Is ISIS losing ground in the propaganda realm?

As it seems that ISIS has lost several of its leading propaganda experts and the group is also losing territory what kind of impact it may have on the ability of ISIS to spread its message and attract new recruits? Read few comments.

Arturo Varvelli, Head of Terrorism Research Program, ISPI (Istituto per gli Studi di Politica Internazionale)

Over the last two years, IS has undergone severe losses in terms of both human capital and territory, especially in Syria and Iraq, the cornerstone countries for the Islamic State’s project. Undoubtedly, it has been gradually declining, and with it its capacities in many fields.

However, I would not say that such losses and decline directly impact on the abilities of IS in producing high-quality propaganda and attracting new recruits much beyond the Middle Eastern region. The last editions of IS magazines are still high-quality products, and the risk of radicalization on the web is not decreasing at all. The point is different. The decline of IS does not challenge the technical abilities of the group in spreading its message, but the narrative itself that the group wants to spread. Three years ago, when IS was on its rise, the largest part of the jihadi media production concerned the dream (or better the utopia) of the establishment of a real state, something that fascinated and seduced thousands of people, especially among the youths. Today, with the clear failure of IS’ state-ambitions (and the leadership of the Caliphate at its minimal), the narrative of an “Islamic State” to embrace the entire umma is no longer credible.

Jade ParkerSenior Research Associate, VNSA Cybersecurity and Use of the Internet, Terror Asymmetrics Project on Strategy, Tactics and Radical Ideology (TAPSTRI)
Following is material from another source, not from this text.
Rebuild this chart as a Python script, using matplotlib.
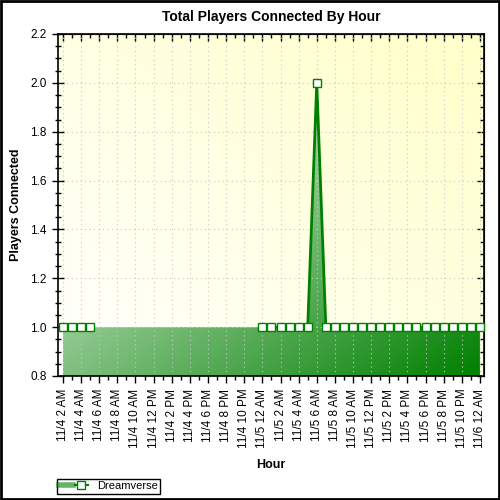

The impact of Coalition efforts to eliminate IS media personnel is already having noticeable effects on the output of the Islamic State’s officially produced propaganda, which have been on an increasingly steep downward trajectory in terms of quantity. However, that decline doesn’t include unofficial propaganda made by IS members and supporters outside of Iraq and Syria nor does it include official Islamic State propaganda produced in other IS-controlled territory, such as Khurasan Province located in Afghanistan and Pakistan. To that end, Coalition gains on the ground are complemented online by the increasing crackdowns by social media and web hosting companies on terroristic propaganda, which have hampered the reach of unofficial pro-IS media projects distributed by IS supporters. Unfortunately, despite the dwindling propaganda operations, the influence of the group in terms of recruitment and incitement is largely dependent on the socio-ideological objectives of the Islamic State, not their marketing. Without diminishing the attraction of IS’s virulent strain of violent Islamist extremism in the eyes of its potential adherents, the messaging materials produced and spread by its global network of propagandists is unlikely to fully subside.

Michael S. Smith II, Terrorism Analyst, Co-founder of Kronos Advisory

There is no indication that either the loss of propagandists killed during the past year, or the loss of territory in Iraq and Syria has significantly diminished Islamic State’s capabilities to recruit and incite violence on a global scale.